A trigger finger is a form of tendonitis, or inflammation of the tendons that bend the finger. These tendons that connect muscles to the bones of the hand are supported by fibers called pulleys. The pulleys create several tunnels along the length of the fingers which allow the tendons to glide smoothly when the muscle contracts, thus bending the fingers. If there is inflammation present, the tendons cannot pass freely under these pulleys because of swelling and scar tissue.
The most commonly involved fingers are the ring, middle and thumb.
Often times, other repetitive motion disorders have been associated with trigger finger.
The symptoms of a trigger finger may range from mild discomfort to severe pain and locking of the digit. The ability to grasp and release objects may become affected; as the palm often becomes quite tender and maintaining a firm grasp in difficult.
Common activities such as holding a hammer, ironing, driving or carrying a grocery bag may become difficult.
Prolonged trigger finger involvement may progress to the development of a fixed contracture or bent finger. The pain becomes severe and a person may avoid using the finger altogether; this lack of movement can lead to the finger becoming “locked” in a bent position.
What to expect from therapy
You may be referred to a therapist for conservative, non-surgical treatment of trigger finger.
Conservative treatment may include fabrication of a resting positional splint and instruction in gentle mobility and tendon gliding exercises. The therapist will provide you with education regarding precautions and activity modification to prevent aggravation of the condition.

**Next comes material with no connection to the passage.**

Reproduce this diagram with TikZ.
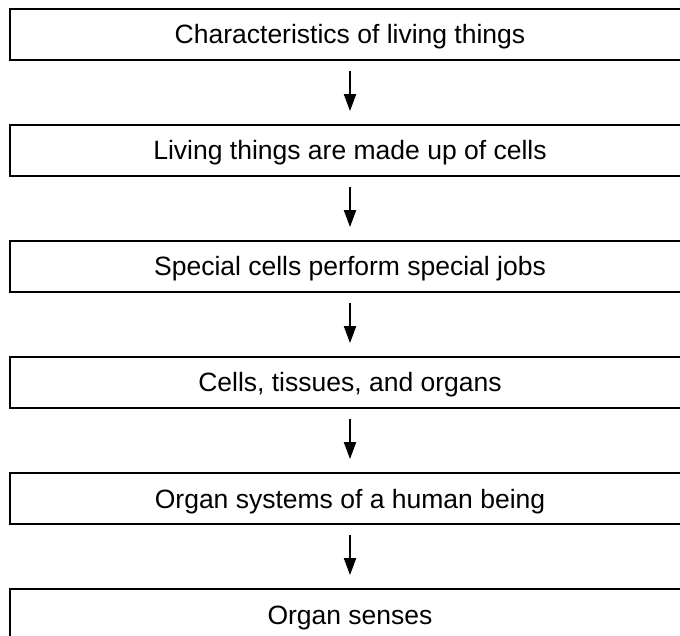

Treatment may also include techniques to decrease the inflammation including heat, cold, ultrasound, or delivery of medicine to the tissues via ultrasound or electricity. S
evere, or progressed trigger finger may require surgery to correct the condition. Surgery involves a release of the pulley and debridement of scarred tissue. Following surgery, you may be referred to a therapist for wound care, techniques to reduce swelling, and instruction in exercises to restore full motion. The therapist will address problems of pain, stiffness and swelling; providing treatment and education to restore functional use of the hand.